[Aim of the exercise] Repeat every line of the listing below exactly, minus the pictures.
━━━ Collected material
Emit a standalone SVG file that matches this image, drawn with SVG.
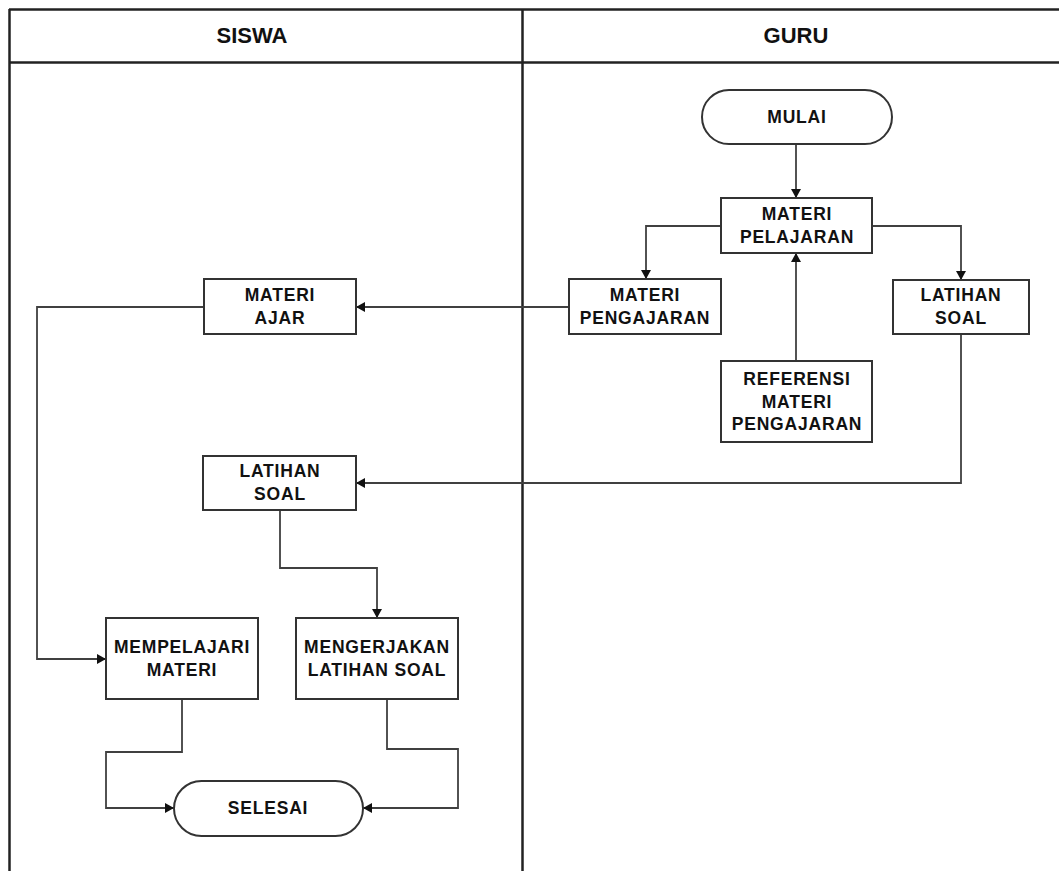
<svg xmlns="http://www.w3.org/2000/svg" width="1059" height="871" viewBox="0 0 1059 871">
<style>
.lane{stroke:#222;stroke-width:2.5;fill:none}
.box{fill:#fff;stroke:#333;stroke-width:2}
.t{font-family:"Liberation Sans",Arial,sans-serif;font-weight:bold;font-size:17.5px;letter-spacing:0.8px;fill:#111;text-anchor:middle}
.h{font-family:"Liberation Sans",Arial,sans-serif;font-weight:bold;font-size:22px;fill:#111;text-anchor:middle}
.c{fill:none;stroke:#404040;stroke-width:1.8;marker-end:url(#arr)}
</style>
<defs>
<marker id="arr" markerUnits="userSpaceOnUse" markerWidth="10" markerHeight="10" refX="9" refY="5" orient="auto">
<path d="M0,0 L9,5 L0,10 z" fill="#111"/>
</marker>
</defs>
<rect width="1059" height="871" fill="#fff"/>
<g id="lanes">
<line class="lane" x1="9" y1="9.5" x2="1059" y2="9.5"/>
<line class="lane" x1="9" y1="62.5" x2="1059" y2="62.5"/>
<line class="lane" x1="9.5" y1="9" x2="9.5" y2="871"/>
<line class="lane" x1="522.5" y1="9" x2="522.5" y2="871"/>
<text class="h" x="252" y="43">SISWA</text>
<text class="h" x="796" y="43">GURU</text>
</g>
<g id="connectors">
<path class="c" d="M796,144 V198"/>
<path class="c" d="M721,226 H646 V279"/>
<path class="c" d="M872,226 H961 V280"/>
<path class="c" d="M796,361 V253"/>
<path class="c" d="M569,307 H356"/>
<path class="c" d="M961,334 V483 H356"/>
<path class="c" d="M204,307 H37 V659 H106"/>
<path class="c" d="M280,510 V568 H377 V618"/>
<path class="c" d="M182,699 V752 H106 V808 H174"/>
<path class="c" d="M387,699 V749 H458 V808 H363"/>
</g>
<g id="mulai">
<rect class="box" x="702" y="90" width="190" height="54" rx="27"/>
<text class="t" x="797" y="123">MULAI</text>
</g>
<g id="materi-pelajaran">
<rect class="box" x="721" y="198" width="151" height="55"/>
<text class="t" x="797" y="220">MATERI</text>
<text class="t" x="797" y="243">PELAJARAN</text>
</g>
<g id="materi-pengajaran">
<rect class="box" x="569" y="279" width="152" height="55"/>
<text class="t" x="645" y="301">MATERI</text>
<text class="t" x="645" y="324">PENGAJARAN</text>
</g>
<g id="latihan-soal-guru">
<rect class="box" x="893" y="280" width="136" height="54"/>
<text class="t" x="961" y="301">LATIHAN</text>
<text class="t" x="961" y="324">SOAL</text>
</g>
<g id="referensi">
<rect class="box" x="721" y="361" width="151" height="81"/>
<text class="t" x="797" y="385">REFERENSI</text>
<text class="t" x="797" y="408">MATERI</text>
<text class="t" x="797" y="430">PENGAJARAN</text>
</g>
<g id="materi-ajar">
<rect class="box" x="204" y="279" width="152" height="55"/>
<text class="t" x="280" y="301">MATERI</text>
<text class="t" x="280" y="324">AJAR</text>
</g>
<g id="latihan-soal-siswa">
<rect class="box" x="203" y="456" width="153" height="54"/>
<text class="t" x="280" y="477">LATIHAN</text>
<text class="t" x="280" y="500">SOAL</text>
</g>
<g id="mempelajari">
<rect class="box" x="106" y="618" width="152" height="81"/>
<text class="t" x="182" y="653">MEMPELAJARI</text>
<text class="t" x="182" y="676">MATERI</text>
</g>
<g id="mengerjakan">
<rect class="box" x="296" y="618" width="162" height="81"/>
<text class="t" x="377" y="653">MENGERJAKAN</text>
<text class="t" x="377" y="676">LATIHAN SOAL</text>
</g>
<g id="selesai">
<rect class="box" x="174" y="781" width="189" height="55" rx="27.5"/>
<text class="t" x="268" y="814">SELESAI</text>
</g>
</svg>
━━━━━━
[Correct output]
Emit a standalone SVG file that matches this image, drawn with SVG.
<svg xmlns="http://www.w3.org/2000/svg" width="1059" height="871" viewBox="0 0 1059 871">
<style>
.lane{stroke:#222;stroke-width:2.5;fill:none}
.box{fill:#fff;stroke:#333;stroke-width:2}
.t{font-family:"Liberation Sans",Arial,sans-serif;font-weight:bold;font-size:17.5px;letter-spacing:0.8px;fill:#111;text-anchor:middle}
.h{font-family:"Liberation Sans",Arial,sans-serif;font-weight:bold;font-size:22px;fill:#111;text-anchor:middle}
.c{fill:none;stroke:#404040;stroke-width:1.8;marker-end:url(#arr)}
</style>
<defs>
<marker id="arr" markerUnits="userSpaceOnUse" markerWidth="10" markerHeight="10" refX="9" refY="5" orient="auto">
<path d="M0,0 L9,5 L0,10 z" fill="#111"/>
</marker>
</defs>
<rect width="1059" height="871" fill="#fff"/>
<g id="lanes">
<line class="lane" x1="9" y1="9.5" x2="1059" y2="9.5"/>
<line class="lane" x1="9" y1="62.5" x2="1059" y2="62.5"/>
<line class="lane" x1="9.5" y1="9" x2="9.5" y2="871"/>
<line class="lane" x1="522.5" y1="9" x2="522.5" y2="871"/>
<text class="h" x="252" y="43">SISWA</text>
<text class="h" x="796" y="43">GURU</text>
</g>
<g id="connectors">
<path class="c" d="M796,144 V198"/>
<path class="c" d="M721,226 H646 V279"/>
<path class="c" d="M872,226 H961 V280"/>
<path class="c" d="M796,361 V253"/>
<path class="c" d="M569,307 H356"/>
<path class="c" d="M961,334 V483 H356"/>
<path class="c" d="M204,307 H37 V659 H106"/>
<path class="c" d="M280,510 V568 H377 V618"/>
<path class="c" d="M182,699 V752 H106 V808 H174"/>
<path class="c" d="M387,699 V749 H458 V808 H363"/>
</g>
<g id="mulai">
<rect class="box" x="702" y="90" width="190" height="54" rx="27"/>
<text class="t" x="797" y="123">MULAI</text>
</g>
<g id="materi-pelajaran">
<rect class="box" x="721" y="198" width="151" height="55"/>
<text class="t" x="797" y="220">MATERI</text>
<text class="t" x="797" y="243">PELAJARAN</text>
</g>
<g id="materi-pengajaran">
<rect class="box" x="569" y="279" width="152" height="55"/>
<text class="t" x="645" y="301">MATERI</text>
<text class="t" x="645" y="324">PENGAJARAN</text>
</g>
<g id="latihan-soal-guru">
<rect class="box" x="893" y="280" width="136" height="54"/>
<text class="t" x="961" y="301">LATIHAN</text>
<text class="t" x="961" y="324">SOAL</text>
</g>
<g id="referensi">
<rect class="box" x="721" y="361" width="151" height="81"/>
<text class="t" x="797" y="385">REFERENSI</text>
<text class="t" x="797" y="408">MATERI</text>
<text class="t" x="797" y="430">PENGAJARAN</text>
</g>
<g id="materi-ajar">
<rect class="box" x="204" y="279" width="152" height="55"/>
<text class="t" x="280" y="301">MATERI</text>
<text class="t" x="280" y="324">AJAR</text>
</g>
<g id="latihan-soal-siswa">
<rect class="box" x="203" y="456" width="153" height="54"/>
<text class="t" x="280" y="477">LATIHAN</text>
<text class="t" x="280" y="500">SOAL</text>
</g>
<g id="mempelajari">
<rect class="box" x="106" y="618" width="152" height="81"/>
<text class="t" x="182" y="653">MEMPELAJARI</text>
<text class="t" x="182" y="676">MATERI</text>
</g>
<g id="mengerjakan">
<rect class="box" x="296" y="618" width="162" height="81"/>
<text class="t" x="377" y="653">MENGERJAKAN</text>
<text class="t" x="377" y="676">LATIHAN SOAL</text>
</g>
<g id="selesai">
<rect class="box" x="174" y="781" width="189" height="55" rx="27.5"/>
<text class="t" x="268" y="814">SELESAI</text>
</g>
</svg>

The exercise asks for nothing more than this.